→ **GIVEN RECORDS**:

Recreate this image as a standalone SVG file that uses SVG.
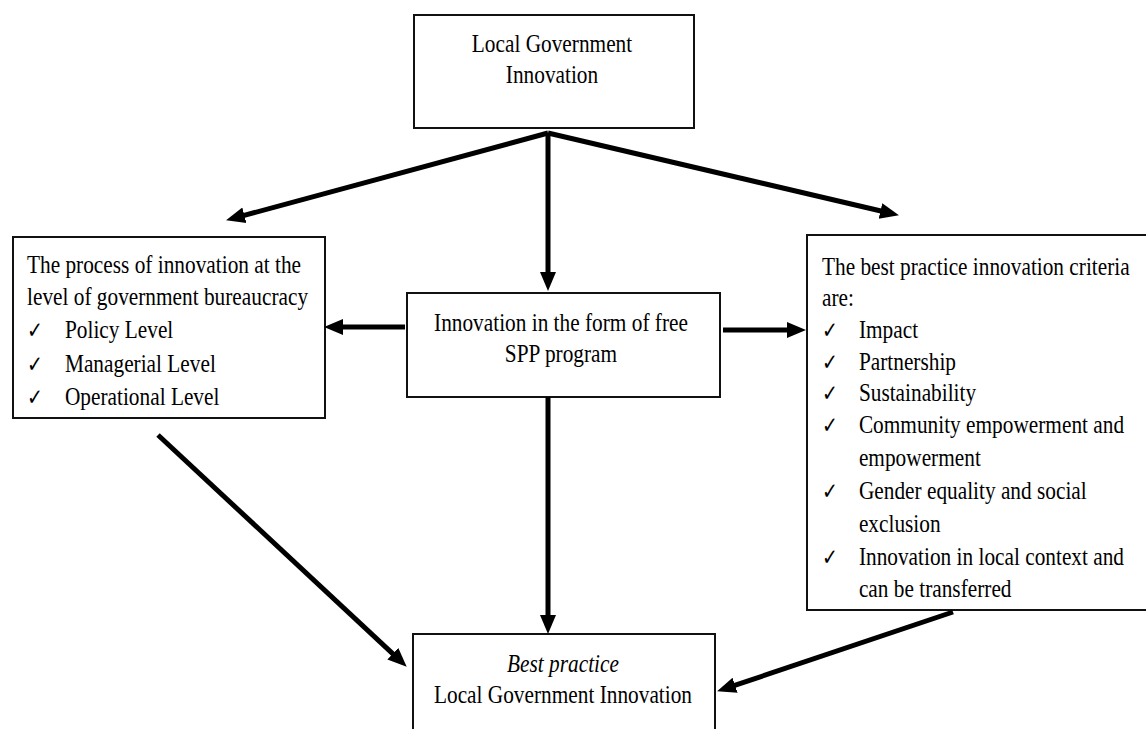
<svg xmlns="http://www.w3.org/2000/svg" width="1146" height="729" viewBox="0 0 1146 729">
<style>
.box{fill:#fff;stroke:#111;stroke-width:2}
.t{font-family:"Liberation Serif","Times New Roman",serif;font-size:26px;fill:#000}
.c{text-anchor:middle}
.ck{font-family:"DejaVu Sans",sans-serif;font-size:23px}
.it{font-style:italic}
.a{stroke:#000;stroke-width:5;fill:none;marker-end:url(#ah)}
</style>
<defs>
<marker id="ah" markerUnits="userSpaceOnUse" markerWidth="20" markerHeight="18" viewBox="0 0 20 18" refX="6" refY="9" orient="auto">
<path d="M0,1 L19,9 L0,17 z" fill="#000"/>
</marker>
</defs>
<rect width="1146" height="729" fill="#fff"/>
<g id="top">
<rect class="box" x="414" y="15" width="280" height="113"/>
<text class="t c" transform="translate(552,0) scale(0.82,1)"><tspan x="0" y="52">Local Government</tspan><tspan x="0" y="83">Innovation</tspan></text>
</g>
<g id="left">
<rect class="box" x="13" y="237" width="312" height="181"/>
<text class="t" transform="translate(27,0) scale(0.82,1)"><tspan x="0" y="273">The process of innovation at the</tspan><tspan x="0" y="305">level of government bureaucracy</tspan><tspan x="0" y="338" class="ck">✓</tspan><tspan x="46.3" y="338">Policy Level</tspan><tspan x="0" y="372" class="ck">✓</tspan><tspan x="46.3" y="372">Managerial Level</tspan><tspan x="0" y="405" class="ck">✓</tspan><tspan x="46.3" y="405">Operational Level</tspan></text>
</g>
<g id="middle">
<rect class="box" x="407" y="293" width="313" height="104"/>
<text class="t c" transform="translate(561,0) scale(0.82,1)"><tspan x="0" y="331">Innovation in the form of free</tspan><tspan x="0" y="362">SPP program</tspan></text>
</g>
<g id="right">
<rect class="box" x="807" y="235" width="345" height="375"/>
<text class="t" transform="translate(822,0) scale(0.82,1)"><tspan x="0" y="275">The best practice innovation criteria</tspan><tspan x="0" y="306">are:</tspan><tspan x="0" y="338" class="ck">✓</tspan><tspan x="45" y="338">Impact</tspan><tspan x="0" y="370" class="ck">✓</tspan><tspan x="45" y="370">Partnership</tspan><tspan x="0" y="401" class="ck">✓</tspan><tspan x="45" y="401">Sustainability</tspan><tspan x="0" y="433" class="ck">✓</tspan><tspan x="45" y="433">Community empowerment and</tspan><tspan x="45" y="466">empowerment</tspan><tspan x="0" y="499" class="ck">✓</tspan><tspan x="45" y="499">Gender equality and social</tspan><tspan x="45" y="532">exclusion</tspan><tspan x="0" y="565" class="ck">✓</tspan><tspan x="45" y="565">Innovation in local context and</tspan><tspan x="45" y="597">can be transferred</tspan></text>
</g>
<g id="bottom">
<rect class="box" x="413" y="634" width="302" height="120"/>
<text class="t c" transform="translate(563,0) scale(0.82,1)"><tspan x="0" y="672" class="it">Best practice</tspan><tspan x="0" y="703">Local Government Innovation</tspan></text>
</g>
<g id="connectors">
<line class="a" x1="548" y1="133" x2="238.6" y2="216.9"/>
<line class="a" x1="548" y1="133" x2="548" y2="278"/>
<line class="a" x1="548" y1="133" x2="886.3" y2="212.3"/>
<line class="a" x1="405" y1="327" x2="337" y2="327"/>
<line class="a" x1="723" y1="330" x2="793" y2="330"/>
<line class="a" x1="548" y1="397" x2="548" y2="621"/>
<line class="a" x1="158" y1="435" x2="397.2" y2="657.8"/>
<line class="a" x1="953" y1="612" x2="729.4" y2="687.2"/>
</g>
</svg>
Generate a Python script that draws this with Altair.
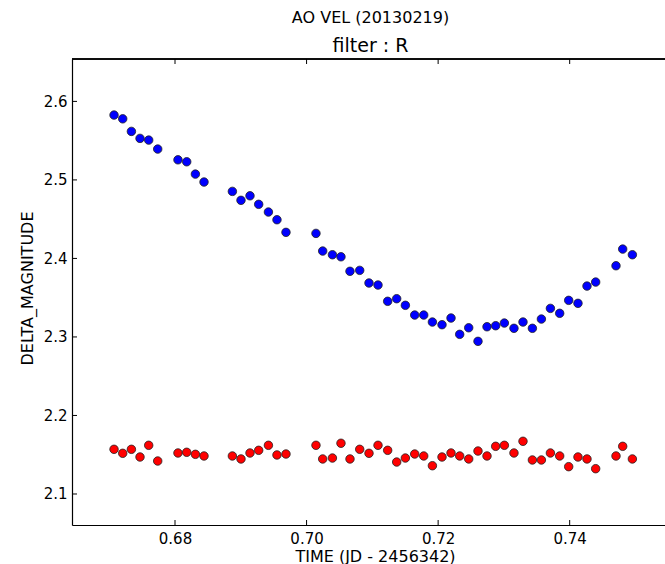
import altair as alt
import pandas as pd

# ---- data ----
time = [0.67073, 0.67205, 0.67337, 0.67468, 0.67600, 0.67737, 0.68045, 0.68178, 0.68310, 0.68441,
        0.68872, 0.69003, 0.69140, 0.69272, 0.69420, 0.69550, 0.69687, 0.70143, 0.70245, 0.70393,
        0.70523, 0.70660, 0.70808, 0.70949, 0.71086, 0.71233, 0.71370, 0.71502, 0.71644, 0.71781,
        0.71913, 0.72059, 0.72196, 0.72328, 0.72465, 0.72606, 0.72743, 0.72875, 0.73007, 0.73153,
        0.73290, 0.73433, 0.73570, 0.73707, 0.73848, 0.73985, 0.74126, 0.74263, 0.74395, 0.74704,
        0.74806, 0.74953]

target = [2.5826, 2.5778, 2.5618, 2.5529, 2.5507, 2.5393, 2.5256, 2.5231, 2.5074, 2.4973,
          2.4854, 2.4740, 2.4798, 2.4689, 2.4591, 2.4493, 2.4332, 2.4319, 2.4094, 2.4047,
          2.4021, 2.3836, 2.3848, 2.3687, 2.3661, 2.3454, 2.3487, 2.3403, 2.3279, 2.3279,
          2.3190, 2.3156, 2.3241, 2.3033, 2.3117, 2.2944, 2.3130, 2.3143, 2.3177, 2.3110,
          2.3190, 2.3110, 2.3228, 2.3364, 2.3301, 2.3466, 2.3428, 2.3648, 2.3699, 2.3907,
          2.4119, 2.4047]

check = [2.1569, 2.1518, 2.1569, 2.1471, 2.1620, 2.1420, 2.1522, 2.1531, 2.1505, 2.1484,
         2.1484, 2.1446, 2.1522, 2.1556, 2.1620, 2.1497, 2.1509, 2.1620, 2.1446, 2.1458,
         2.1646, 2.1446, 2.1569, 2.1518, 2.1620, 2.1556, 2.1407, 2.1458, 2.1509, 2.1484,
         2.1360, 2.1471, 2.1522, 2.1484, 2.1446, 2.1547, 2.1484, 2.1607, 2.1620, 2.1522,
         2.1671, 2.1433, 2.1433, 2.1522, 2.1484, 2.1348, 2.1471, 2.1446, 2.1322, 2.1484,
         2.1607, 2.1446]

x_ticks = [0.68, 0.70, 0.72, 0.74]
y_ticks = [2.1, 2.2, 2.3, 2.4, 2.5, 2.6]
x_domain = [0.66434, 0.75449]
y_domain = [2.0605, 2.654]

W, H = 593, 466
FONT = "DejaVu Sans"

df = pd.DataFrame({"time": time * 2,
                   "mag": target + check,
                   "series": ["target"] * len(time) + ["check"] * len(time)})
xt = pd.DataFrame({"v": x_ticks})
yt = pd.DataFrame({"v": y_ticks})

xscale = alt.Scale(domain=x_domain, nice=False, zero=False)
yscale = alt.Scale(domain=y_domain, nice=False, zero=False)

points = alt.Chart(df).mark_circle(size=72, opacity=1, stroke="#222222", strokeWidth=0.8).encode(
    x=alt.X("time:Q", scale=xscale,
            axis=alt.Axis(values=x_ticks, format=".2f", ticks=False, tickSize=0, grid=False,
                          domainColor="black", domainWidth=1.2, labelPadding=6,
                          labelFontSize=15, labelFont=FONT, labelColor="black",
                          title="TIME (JD - 2456342)", titleFont=FONT, titleFontSize=16,
                          titleFontWeight="normal", titleColor="black",
                          titleX=303, titleY=36, titleBaseline="alphabetic", titleAlign="center")),
    y=alt.Y("mag:Q", scale=yscale,
            axis=alt.Axis(values=y_ticks, format=".1f", ticks=False, tickSize=0, grid=False,
                          domainColor="black", domainWidth=1.2, labelPadding=5,
                          labelFontSize=15, labelFont=FONT, labelColor="black",
                          title="DELTA_MAGNITUDE", titleFont=FONT, titleFontSize=16,
                          titleFontWeight="normal", titleColor="black",
                          titleX=-45, titleY=229, titleAngle=270,
                          titleAlign="center", titleBaseline="middle")),
    color=alt.Color("series:N", scale=alt.Scale(domain=["target", "check"],
                                                range=["#0000ff", "#ff0000"]), legend=None),
)

tick_style = dict(color="black", strokeWidth=1)
bottom_ticks = alt.Chart(xt).mark_rule(**tick_style).encode(
    x=alt.X("v:Q", scale=xscale), y=alt.value(H), y2=alt.value(H - 5))
top_ticks = alt.Chart(xt).mark_rule(**tick_style).encode(
    x=alt.X("v:Q", scale=xscale), y=alt.value(0), y2=alt.value(5))
left_ticks = alt.Chart(yt).mark_rule(**tick_style).encode(
    y=alt.Y("v:Q", scale=yscale), x=alt.value(0), x2=alt.value(5))
top_spine = alt.Chart(xt).mark_rule(color="black", strokeWidth=1.2).encode(
    x=alt.value(0), x2=alt.value(W), y=alt.value(0))

chart = alt.layer(points, bottom_ticks, top_ticks, left_ticks, top_spine).properties(
    width=W, height=H,
    title=alt.TitleParams(text="AO VEL (20130219)", subtitle="filter : R",
                          font=FONT, fontSize=16, fontWeight="normal", color="black",
                          subtitleFont=FONT, subtitleFontSize=19, subtitleColor="black",
                          subtitlePadding=11, offset=2, anchor="middle", dx=2),
    autosize=alt.AutoSizeParams(type="none"),
    padding={"left": 72, "top": 59, "right": 0, "bottom": 39},
).configure_view(stroke=None).configure(background="white")

chart.save("out.html", embed_options={"renderer": "svg", "actions": False})
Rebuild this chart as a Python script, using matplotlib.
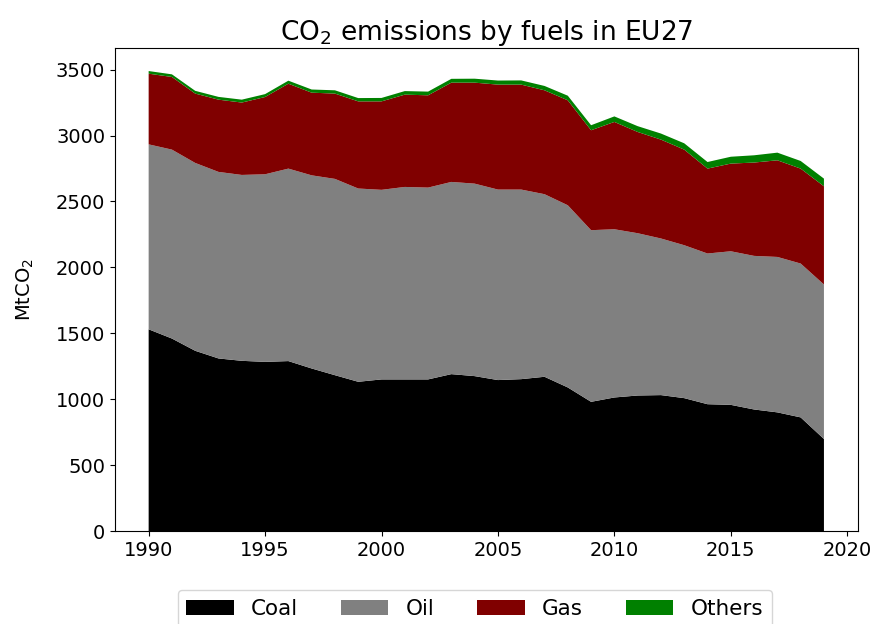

→ **GOAL**:
Only the lines starting at the line with "Generate a Python" and ending at the line with "import pandas as pd" should be printed again, exactly and with both ends kept; omit the pictures.

→ **TASK RESULT**:
Generate a Python script that draws this with Altair.
import altair as alt
import pandas as pd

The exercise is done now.